Here's a list of his works (the ones which I myself own - a mere 18 out of 44 - are marked in bold, so you can see that I have a long way to go before I can boast a really comprehensive collection):



David Garnett: Lady into Fox & A Man in the Zoo (1922 / 1944)

David ('Bunny') Garnett
(1892-1981)

    Novels:

  1. [as 'Leda Burke'] Dope Darling (1919)

  2. Lady into Fox (1922)

  3. A Man in the Zoo (1924)

  4. The Sailor's Return (1925)

  5. Go She Must! (1927)

  6. No Love (1929)

  7. The Grasshoppers Come (1931)

  8. A Terrible Day (1932)

  9. Pocahontas, or, the Nonpareil of Virginia (1933)

  10. Beany-Eye (1935)

  11. Aspects of Love (1955)

  12. A Shot in the Dark (1958)

  13. A Net for Venus (1959)

  14. Two by Two: A Story of Survival (1963)
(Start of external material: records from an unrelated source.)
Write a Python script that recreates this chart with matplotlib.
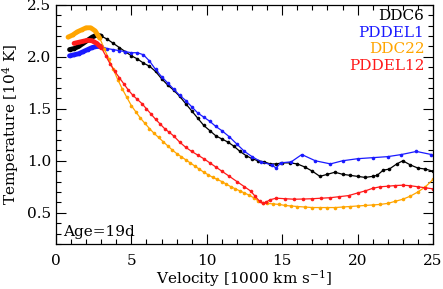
import numpy as np
import matplotlib
matplotlib.use("Agg")
import matplotlib.pyplot as plt
from matplotlib.ticker import MultipleLocator

plt.rcParams["font.family"] = ["DejaVu Serif"]
plt.rcParams["mathtext.fontset"] = "dejavuserif"

# ── data ──────────────────────────────────────────────────────────────────────
ddc6_v = [0.9, 1.2, 1.5, 1.8, 2.1, 2.4, 2.7, 3.0, 3.4, 3.8, 4.2, 4.6, 5.0, 5.4,
          5.8, 6.2, 6.6, 7.0, 7.4, 7.8, 8.2, 8.6, 9.0, 9.4, 9.8, 10.2, 10.6,
          11.0, 11.4, 11.8, 12.2, 12.6, 13.0, 13.4, 13.8, 14.2, 14.6, 15.0,
          15.5, 16.0, 16.5, 17.0, 17.5, 18.0, 18.5, 19.0, 19.5, 20.0, 20.5,
          21.0, 21.3, 21.7, 22.1, 22.6, 23.0, 23.5, 24.0, 24.5, 25.0]
ddc6_t = [2.07, 2.08, 2.10, 2.13, 2.16, 2.19, 2.21, 2.20, 2.17, 2.13, 2.09, 2.05,
          2.01, 1.98, 1.94, 1.91, 1.86, 1.79, 1.73, 1.68, 1.62, 1.55, 1.48, 1.41,
          1.34, 1.29, 1.24, 1.21, 1.18, 1.14, 1.09, 1.05, 1.02, 1.00, 0.99, 0.97,
          0.97, 0.98, 0.98, 0.97, 0.94, 0.90, 0.85, 0.87, 0.89, 0.87, 0.86, 0.85,
          0.84, 0.85, 0.86, 0.91, 0.92, 0.97, 1.00, 0.96, 0.93, 0.92, 0.90]

pddel1_v = [0.9, 1.2, 1.5, 1.8, 2.1, 2.4, 2.7, 3.0, 3.4, 3.8, 4.2, 4.6, 5.0, 5.4,
            5.8, 6.2, 6.6, 7.0, 7.4, 7.8, 8.2, 8.6, 9.0, 9.4, 9.8, 10.2, 10.6,
            11.0, 11.5, 12.0, 12.5, 13.0, 13.6, 14.3, 14.6, 14.9, 15.6, 16.3,
            17.2, 18.2, 19.0, 20.0, 21.0, 22.0, 22.9, 23.9, 24.9]
pddel1_t = [2.01, 2.02, 2.03, 2.05, 2.07, 2.09, 2.10, 2.10, 2.08, 2.07, 2.06,
            2.05, 2.04, 2.04, 2.02, 1.96, 1.88, 1.81, 1.75, 1.69, 1.63, 1.58,
            1.52, 1.46, 1.42, 1.38, 1.33, 1.29, 1.23, 1.16, 1.09, 1.04, 0.99,
            0.96, 0.93, 0.98, 0.99, 1.06, 1.00, 0.97, 1.00, 1.02, 1.03, 1.04,
            1.06, 1.09, 1.06]

ddc22_v = [0.8, 1.1, 1.4, 1.7, 2.0, 2.3, 2.6, 2.9, 3.2, 3.5, 3.8, 4.1, 4.4, 4.7,
           5.0, 5.3, 5.6, 5.9, 6.2, 6.5, 6.8, 7.1, 7.4, 7.7, 8.0, 8.3, 8.6, 8.9,
           9.2, 9.5, 9.8, 10.1, 10.4, 10.7, 11.0, 11.3, 11.6, 11.9, 12.2, 12.5,
           12.8, 13.1, 13.4, 13.7, 14.0, 14.4, 14.8, 15.2, 15.6, 16.0, 16.5,
           17.0, 17.5, 18.0, 18.5, 19.0, 19.5, 20.0, 20.5, 21.0, 21.5, 22.0,
           22.5, 23.0, 23.5, 24.0, 24.5, 25.0]
ddc22_t = [2.19, 2.21, 2.24, 2.26, 2.28, 2.28, 2.25, 2.18, 2.08, 1.98, 1.88, 1.78,
           1.69, 1.61, 1.53, 1.47, 1.41, 1.36, 1.31, 1.265, 1.225, 1.185, 1.145,
           1.105, 1.07, 1.04, 1.01, 0.98, 0.95, 0.92, 0.89, 0.865, 0.84, 0.82,
           0.80, 0.775, 0.75, 0.73, 0.71, 0.69, 0.67, 0.645, 0.615, 0.595, 0.59,
           0.585, 0.58, 0.57, 0.565, 0.56, 0.555, 0.55, 0.55, 0.55, 0.55, 0.555,
           0.56, 0.565, 0.57, 0.575, 0.58, 0.59, 0.61, 0.63, 0.66, 0.70, 0.75,
           0.82]

pddel12_v = [1.2, 1.5, 1.8, 2.1, 2.4, 2.7, 3.0, 3.3, 3.6, 3.9, 4.2, 4.5, 4.8, 5.1,
             5.4, 5.7, 6.0, 6.3, 6.6, 6.9, 7.2, 7.5, 7.8, 8.2, 8.6, 9.0, 9.4,
             9.8, 10.2, 10.6, 11.0, 11.5, 12.0, 12.5, 12.9, 13.2, 13.5, 13.7,
             13.9, 14.2, 14.6, 15.2, 15.8, 16.4, 17.0, 17.6, 18.2, 18.8, 19.4,
             20.0, 20.5, 21.0, 21.5, 22.0, 22.5, 23.0, 23.5, 24.0, 24.5, 25.0]
pddel12_t = [2.13, 2.14, 2.15, 2.16, 2.155, 2.13, 2.09, 2.01, 1.93, 1.86, 1.80,
             1.74, 1.68, 1.63, 1.59, 1.55, 1.50, 1.45, 1.40, 1.355, 1.31, 1.275,
             1.24, 1.18, 1.13, 1.09, 1.055, 1.02, 0.98, 0.94, 0.90, 0.85, 0.80,
             0.75, 0.71, 0.66, 0.61, 0.59, 0.60, 0.625, 0.64, 0.635, 0.63, 0.632,
             0.635, 0.64, 0.645, 0.655, 0.665, 0.69, 0.71, 0.735, 0.75, 0.755,
             0.762, 0.765, 0.76, 0.75, 0.74, 0.73]

series = [
    ("DDC6",    ddc6_v,    ddc6_t,    "black"),
    ("PDDEL1",  pddel1_v,  pddel1_t,  "#1a1aff"),
    ("DDC22",   ddc22_v,   ddc22_t,   "#ffa500"),
    ("PDDEL12", pddel12_v, pddel12_t, "#ff1a1a"),
]

# ── plot ──────────────────────────────────────────────────────────────────────
fig = plt.figure(figsize=(4.43, 2.89), dpi=100)
ax = fig.add_axes([0.1264, 0.156, 0.851, 0.827])

for name, v, t, c in series:
    v = np.asarray(v)
    t = np.asarray(t)
    ax.plot(v, t, color=c, linewidth=0.9, marker="o", markersize=2.6,
            markeredgewidth=0)
    # the low-velocity end is drawn thick in the original
    m = v <= 3.0
    ax.plot(v[m], t[m], color=c, linewidth=3.5, solid_capstyle="round")

ax.set_xlim(0, 25)
ax.set_ylim(0.2, 2.5)
ax.xaxis.set_major_locator(MultipleLocator(5))
ax.xaxis.set_minor_locator(MultipleLocator(1))
ax.yaxis.set_major_locator(MultipleLocator(0.5))
ax.yaxis.set_minor_locator(MultipleLocator(0.1))
ax.tick_params(which="both", direction="in", top=True, right=True,
               labelsize=11, width=0.8)
ax.tick_params(which="major", length=7)
ax.tick_params(which="minor", length=3.5)
ax.tick_params(axis="x", pad=7)
for sp in ax.spines.values():
    sp.set_linewidth(0.9)

ax.set_xlabel("Velocity [1000 km s$^{-1}$]", fontsize=11, labelpad=0)
ax.set_ylabel("Temperature [10$^4$ K]", fontsize=11, labelpad=4)

ypos = [0.954, 0.884, 0.815, 0.745]
for (name, v, t, c), y in zip(series, ypos):
    ax.text(0.977, y, name, color=c, fontsize=11, ha="right", va="center",
            transform=ax.transAxes)

ax.text(0.018, 0.05, "Age=19d", fontsize=11, ha="left", va="center",
        transform=ax.transAxes)

fig.savefig("out.png", dpi=100)
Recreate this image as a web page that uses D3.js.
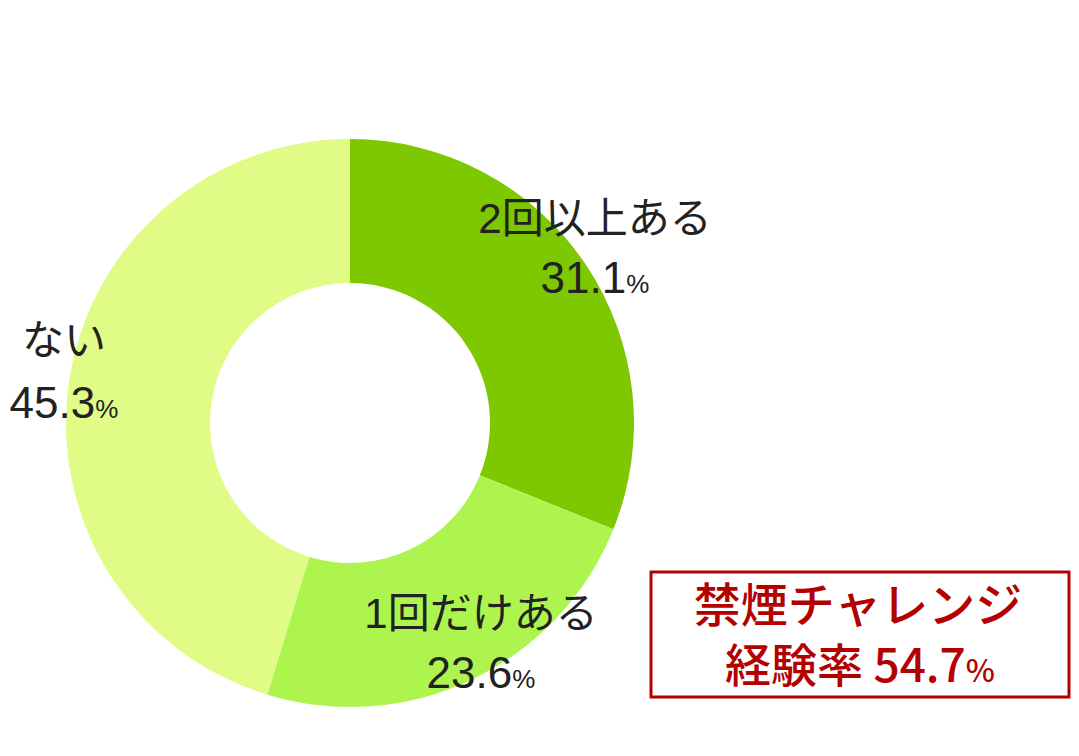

  15. Ulterior Motives (1966)

  16. A Clean Slate (1971)

  17. The Sons of the Falcon (1972)

  18. Plough Over the Bones (1973)

  19. The Master Cat (1974)

  20. Up She Rises (1977)

  21. Short Stories:

  22. The Old Dove Cote (1928)

  23. Purl and Plain (1973)

  24. Autobiography & Memoirs:

  25. Never Be a Bookseller (1929)

  26. The Golden Echo (1953)

  27. The Flowers of the Forest (1955)

  28. The Familiar Faces (1962)

  29. Great Friends: Portraits of Seventeen Writers (1979)

  30. Miscellaneous:

  31. A Rabbit in the Air: Notes from a Diary Kept While Learning to Handle an Aeroplane (1932)

  32. The Battle of Britain (1941)

  33. War in the Air (1941)

  34. The Campaign in Greece and Crete (1942)

  35. The First 'Hippy' Revolution (1970)

  36. The Secret History of PWE: The Political Warfare Executive, 1939–1945 (2002)

  37. Edited:

  38. Letters from John Galsworthy, 1900–1932 (1934)

  39. The Letters of T. E. Lawrence (1938)

  40. The Novels of Thomas Love Peacock (1948)

  41. The Essential T. E. Lawrence (1951)

  42. Selected Letters of T. E. Lawrence (1952)

  43. The White / Garnett Letters (1968)

  44. Carrington: Letters & Extracts From Her Diaries (1970)

  45. Translated:

  46. André Maurois: A Voyage to the Island of the Articoles (1928)

  47. Victoria Ocampo: 338171 T. E. (Lawrence of Arabia) (1963)

  48. Secondary:

  49. David Garnett, C.B.E.: A Writer's Library (1983)

  50. Knights, Sarah. Bloomsbury's Outsider: A Life of David Garnett. London: Bloomsbury Reader, 2015.




I'm conscious, in this Garnett post in particular, of having rather skated over the complex history of the family and their interrelationships. Librarian and bibliographer Donald Kerr has reminded me of the existence of Edward Garnett's bibliophile brother Robert Singleton Garnett (1866-1932), author of - among many other titles - Some Book-Hunting Adventures: A Diversion (1931) and Odd Memories: More Book-Hunting Adventures (1932), whose collection of rare Dumas manuscripts and early editions is now housed in Auckland Public Library, but I have to admit that that's the extent of my knowledge of him.

"How much sex did one writer need?" is the title of one fellow-blogger's review of Sarah Knights' Bloomsbury's Outsider: A Life of David Garnett. Certainly, far more detail on David Garnett's love-life (in particular) than anyone could ever possibly require is included in Knights' very readable book. This is how she sums up his colourful life:
Bunny was not perfect. He espoused honesty but lacked self-awareness. His need for diversion was often destructive. He was cruel to his wife Ray. Perhaps he was selfish in loving Angelica and marrying her. But as an imperfect example of humankind he created courageous stories, wrote beautiful prose, supported his friends, helped other writers, remained true to his convictions and loved his family.
The blogger quoted above ripostes as follows:
I have to disagree. I don’t mind that he was bi-sexual or polyamorous, but I do care that he thought about nobody’s emotional needs except his own. Not his wives, not his children’s and certainly not his lovers. Being a great writer did not make up for his other failings.
So there the matter stands. I like his books, and I propose to keep on collecting them. That's about the size of it - for me, at least. I hope to say some more about Bunny Garnett in a future post on one of his closest friends, that even more fascinating and mercurial character T. E. Lawrence, but for now, enough said.